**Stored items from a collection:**

◇ ◇ ◇

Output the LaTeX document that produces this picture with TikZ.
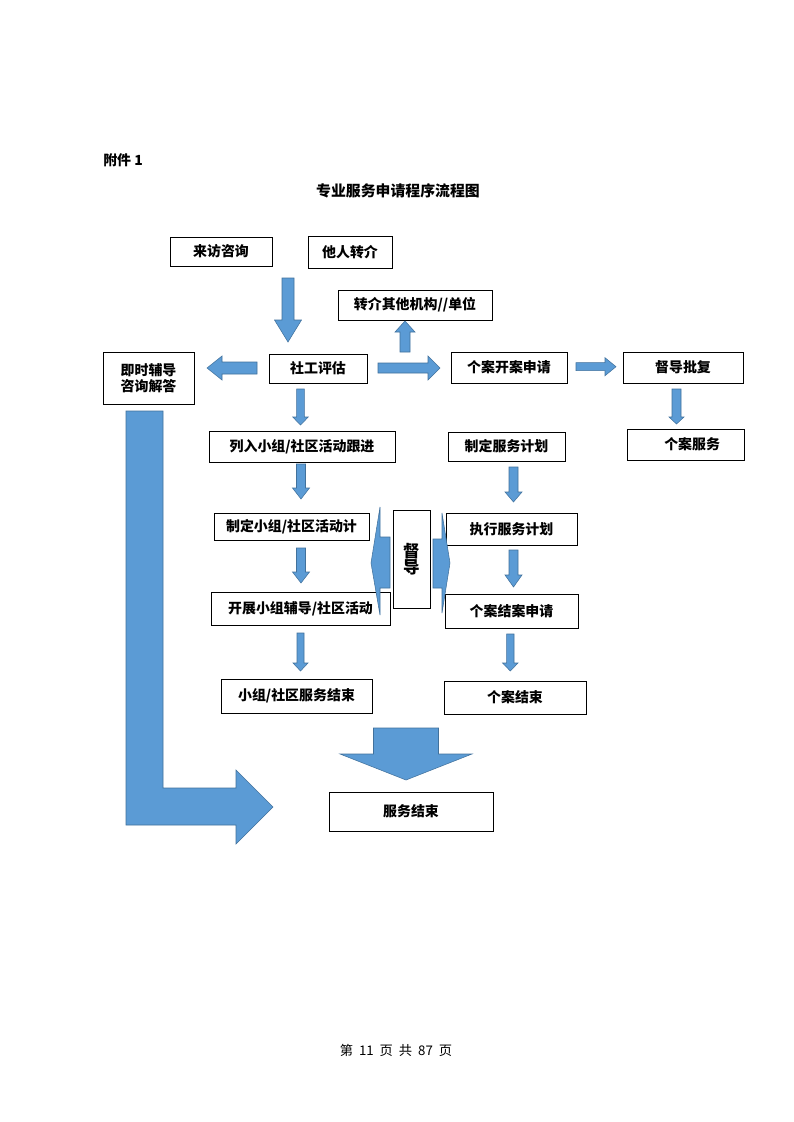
\documentclass[tikz,border=0pt]{standalone}
\usepackage{fontspec}
\setmainfont{Noto Sans CJK SC}
\definecolor{arrfill}{HTML}{5B9BD5}
\definecolor{arrline}{HTML}{41719C}
\def\pxu{0.02648cm}
\tikzset{
  box/.style={draw=black, line width=0.6pt, fill=white, inner sep=0pt,
    font=\fontsize{10.5}{12}\selectfont\bfseries},
  blk/.style={fill=arrfill, draw=arrline, line width=0.4pt},
}
% box: name, x1, y1, x2, y2, text
\newcommand\bx[6]{\node[box, minimum width={(#4-#2)*\pxu}, minimum height={(#5-#3)*\pxu}] (#1) at ({(#2+#4)/2},{(#3+#5)/2}) {#6};}
% vertical block arrow: cx, ystart, yhead, ytip, body half width, head half width
\newcommand\varr[6]{\draw[blk] ({#1-#5},#2) -- ({#1+#5},#2) -- ({#1+#5},#3) -- ({#1+#6},#3) -- (#1,#4) -- ({#1-#6},#3) -- ({#1-#5},#3) -- cycle;}
% horizontal block arrow: cy, xstart, xhead, xtip, body half height, head half height
\newcommand\harr[6]{\draw[blk] (#2,{#1-#5}) -- (#3,{#1-#5}) -- (#3,{#1-#6}) -- (#4,#1) -- (#3,{#1+#6}) -- (#3,{#1+#5}) -- (#2,{#1+#5}) -- cycle;}
\begin{document}
\begin{tikzpicture}[x=0.02648cm, y=-0.02648cm]
\useasboundingbox (0,0) rectangle (793,1122);
\fill[white] (0,0) rectangle (793,1122);

% header
\node[anchor=west, inner sep=0pt, font=\fontsize{10.5}{12}\selectfont\bfseries] (fujian) at (103,160) {附件 1};
\node[inner sep=0pt, font=\fontsize{11.2}{14}\selectfont\bfseries] (title) at (398,191) {专业服务申请程序流程图};

% boxes
\bx{laifang}{170}{237}{272}{266}{来访咨询}
\bx{taren}{308}{236}{392}{268}{他人转介}
\bx{zhuanjie}{338}{290}{492}{320}{转介其他机构//单位}
\node[box, align=center, minimum width={91*\pxu}, minimum height={52*\pxu}] (jishi) at (148.5,378) {即时辅导\\咨询解答};
\bx{shegong}{269}{354}{367}{383}{社工评估}
\bx{kaian}{451}{352}{567}{383}{个案开案申请}
\bx{pifu}{623}{352}{743}{383}{督导批复}
\bx{gean}{627}{429}{744}{460}{\hspace*{10pt}个案服务}
\bx{zhiding}{448}{432}{565}{461}{制定服务计划}
\bx{lieru}{209}{431}{395}{462}{列入小组/社区活动跟进}
\bx{xzjihua}{214}{513}{369}{540}{制定小组/社区活动计}
\bx{kaizhan}{211}{592}{390}{625}{开展小组辅导/社区活动}
\bx{zhixing}{446}{513}{577}{545}{执行服务计划}
\bx{jiean}{445}{594}{578}{628}{个案结案申请}
\node[box, align=center, minimum width={37*\pxu}, minimum height={98*\pxu}, font=\fontsize{12.5}{12.5}\selectfont\bfseries] (dudao) at (411.5,559) {督\\导};
\bx{xzjieshu}{221}{679}{372}{713}{小组/社区服务结束}
\bx{gajieshu}{444}{681}{586}{714}{个案结束}
\bx{fwjieshu}{329}{792}{493}{831}{服务结束}

% block arrows
\varr{288}{278}{320}{342}{6}{13.5}
\varr{405}{352}{332}{321}{5}{10}
\harr{368}{257}{222}{207}{6}{12}
\harr{368}{378}{428}{440}{5}{12}
\harr{366.7}{576}{605}{616}{4}{9}
\varr{676.5}{389}{417}{424}{4.5}{7.5}
\varr{300.5}{389}{417}{425}{3.8}{7.8}
\varr{301}{464}{488}{499}{4.5}{8.5}
\varr{301}{548}{572}{583}{4.5}{8.5}
\varr{300.5}{633}{663}{671}{3.5}{7.5}
\varr{513.5}{467}{492}{502}{4.5}{8.5}
\varr{513.5}{550}{575}{587}{4.5}{8.5}
\varr{510.3}{634}{663}{671}{3.7}{7.7}
\varr{406}{728}{754}{780}{32.5}{66}

% side arrows at supervision box
\draw[blk] (390,537) -- (380,537) -- (380,507) -- (371,563) -- (380,615) -- (380,588) -- (390,588) -- cycle;
\draw[blk] (433,539) -- (442,539) -- (442,513) -- (450,563) -- (442,613) -- (442,588) -- (433,588) -- cycle;

% L-shaped arrow
\draw[blk] (126,411) -- (163,411) -- (163,788) -- (236,788) -- (236,770) -- (273,807) -- (236,844) -- (236,825) -- (126,825) -- cycle;

% footer
\node[inner sep=0pt, font=\fontsize{10}{12}\selectfont] (footer) at (396,1050) {第\hspace{0.45em}11\hspace{0.45em}页\hspace{0.45em}共\hspace{0.45em}87\hspace{0.45em}页};
\end{tikzpicture}
\end{document}
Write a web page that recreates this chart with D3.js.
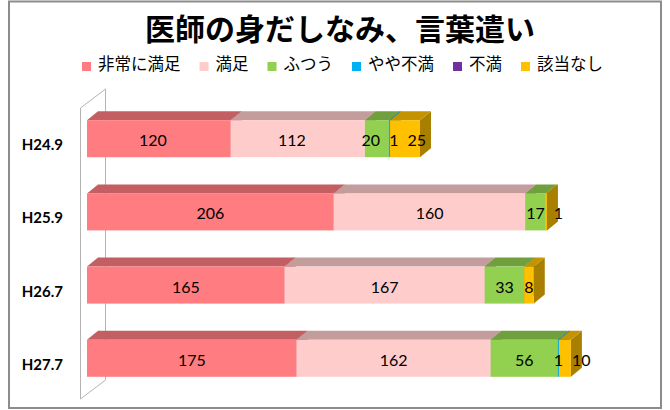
<!DOCTYPE html>
<html>
<head>
<meta charset="utf-8">
<script src="https://cdn.jsdelivr.net/npm/d3@7"></script>
<style>
  body { margin: 0; background: #fff; }
  svg { display: block; }
</style>
</head>
<body>
<svg width="670" height="410"></svg>
<script>
// chart data
var categories = ["H24.9", "H25.9", "H26.7", "H27.7"];
var seriesNames = ["非常に満足", "満足", "ふつう", "やや不満", "不満", "該当なし"];
var seriesColors = ["#FF7C80", "#FFCCCC", "#92D050", "#00B0F0", "#7030A0", "#FFC000"];
var verySatisfied = [120, 206, 165, 175];
var satisfied = [112, 160, 167, 162];
var neutral = [20, 17, 33, 56];
var slightlyDissatisfied = [1, 0, 0, 1];
var dissatisfied = [0, 0, 0, 0];
var notApplicable = [25, 1, 8, 10];
var titleText = "医師の身だしなみ、言葉遣い";

var seriesValues = [verySatisfied, satisfied, neutral, slightlyDissatisfied, dissatisfied, notApplicable];

// build rows for d3.stack
var rows = categories.map(function (c, i) {
    var r = { category: c };
    seriesNames.forEach(function (s, j) { r[s] = seriesValues[j][i]; });
    return r;
});

var svg = d3.select('svg');
var dx = 11, dy = 9; // 3d depth of the bars

// outer frame
svg.append('rect')
    .attr('x', 9).attr('y', 1.5)
    .attr('width', 652).attr('height', 406.5)
    .attr('fill', '#fff')
    .attr('stroke', '#8c8c8c')
    .attr('stroke-width', 2);

// title
svg.append('text')
    .attr('x', 340).attr('y', 27)
    .attr('text-anchor', 'middle')
    .attr('dominant-baseline', 'central')
    .style('font-family', '"Noto Sans CJK JP", sans-serif')
    .style('font-weight', 'bold')
    .style('font-size', '30px')
    .text(titleText);

// legend
var legend = svg.append('g');
var items = legend.selectAll('g').data(seriesNames).join('g');
items.append('rect')
    .attr('width', 9).attr('height', 9)
    .attr('y', 62)
    .attr('fill', function (d, i) { return seriesColors[i]; });
items.append('text')
    .attr('x', 16).attr('y', 63)
    .attr('dominant-baseline', 'central')
    .style('font-family', '"Noto Sans CJK JP", sans-serif')
    .style('font-size', '16.5px')
    .text(function (d) { return d; });
var offsets = [], cur = 0;
items.each(function () {
    var w = 16 + this.querySelector('text').getComputedTextLength();
    offsets.push({ x: cur, w: w });
    cur += w + 19;
});
var legendW = cur - 19;
var legendX = 342.5 - legendW / 2;
items.attr('transform', function (d, i) { return 'translate(' + (legendX + offsets[i].x) + ',0)'; });

// scales
var xScale = d3.scaleLinear().domain([0, 450]).range([87, 626]);
var yScale = d3.scaleBand().domain(categories).range([100, 397])
    .paddingInner(0.4945).paddingOuter(0.276);

// side wall
var wx0 = xScale(0) - 6.5, wx1 = wx0 + 25;
var wy0 = yScale.range()[0] + 8, wy1 = yScale.range()[1] + 2;
svg.append('path')
    .attr('d', 'M' + wx0 + ',' + wy0 + 'L' + wx1 + ',' + (wy0 - 19) +
               'L' + wx1 + ',' + (wy1 - 19) + 'L' + wx0 + ',' + wy1 + 'Z')
    .attr('fill', 'none')
    .attr('stroke', '#b4b4b4')
    .attr('stroke-width', 1);

// category labels
svg.append('g').selectAll('text').data(categories).join('text')
    .attr('x', 63)
    .attr('y', function (d) { return yScale(d) + yScale.bandwidth() / 2 + 5.5; })
    .attr('text-anchor', 'end')
    .attr('dominant-baseline', 'central')
    .style('font-family', 'Lato, sans-serif')
    .style('font-weight', 'bold')
    .style('font-size', '15px')
    .text(function (d) { return d; });

var stack = d3.stack().keys(seriesNames);
var stacked = stack(rows);

var bars = svg.append('g');
categories.forEach(function (cat, ci) {
    var y0 = yScale(cat), h = yScale.bandwidth();
    var g = bars.append('g');
    stacked.forEach(function (layer, si) {
        var seg = layer[ci];
        if (seg[1] - seg[0] <= 0) return;
        var a = xScale(seg[0]), b = xScale(seg[1]);
        var col = d3.color(seriesColors[si]);
        // side
        g.append('path')
            .attr('d', 'M' + b + ',' + y0 + 'L' + (b + dx) + ',' + (y0 - dy) +
                       'L' + (b + dx) + ',' + (y0 + h - dy) + 'L' + b + ',' + (y0 + h) + 'Z')
            .attr('fill', col.darker(1.15));
        // top
        g.append('path')
            .attr('d', 'M' + a + ',' + y0 + 'L' + (a + dx) + ',' + (y0 - dy) +
                       'L' + (b + dx) + ',' + (y0 - dy) + 'L' + b + ',' + y0 + 'Z')
            .attr('fill', col.darker(0.75));
        // front
        g.append('rect')
            .attr('x', a).attr('y', y0)
            .attr('width', b - a).attr('height', h)
            .attr('fill', col);
    });

    // value labels, pushed apart when they collide
    var labels = [];
    stacked.forEach(function (layer) {
        var seg = layer[ci];
        var v = seg[1] - seg[0];
        if (v <= 0) return;
        var t = g.append('text')
            .attr('y', y0 + h / 2 + 1)
            .attr('text-anchor', 'middle')
            .attr('dominant-baseline', 'central')
            .style('font-family', 'Lato, sans-serif')
            .style('font-size', '16px')
            .text(v);
        labels.push({ t: t, cx: (xScale(seg[0]) + xScale(seg[1])) / 2, w: t.node().getComputedTextLength() });
    });
    var moved = false;
    for (var k = 1; k < labels.length; k++) {
        var p = labels[k - 1], q = labels[k];
        var need = p.cx + (p.w + q.w) / 2 + 9;
        if (q.cx < need) { q.cx = need; if (k >= 2 && labels[k - 1].pushed) moved = true; q.pushed = true; }
    }
    // a run of three crowded labels is spread a bit to the left too
    if (moved) labels.forEach(function (l) { l.cx -= 6; });
    labels.forEach(function (l) { l.t.attr('x', l.cx); });
});
</script>
</body>
</html>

◇ ◇ ◇

**Directive:**
Copy every line of the records above that holds the word "this".

**Written answer:**
Output the LaTeX document that produces this picture with TikZ.
Write a web page that recreates this chart with D3.js.
    var w = 16 + this.querySelector('text').getComputedTextLength();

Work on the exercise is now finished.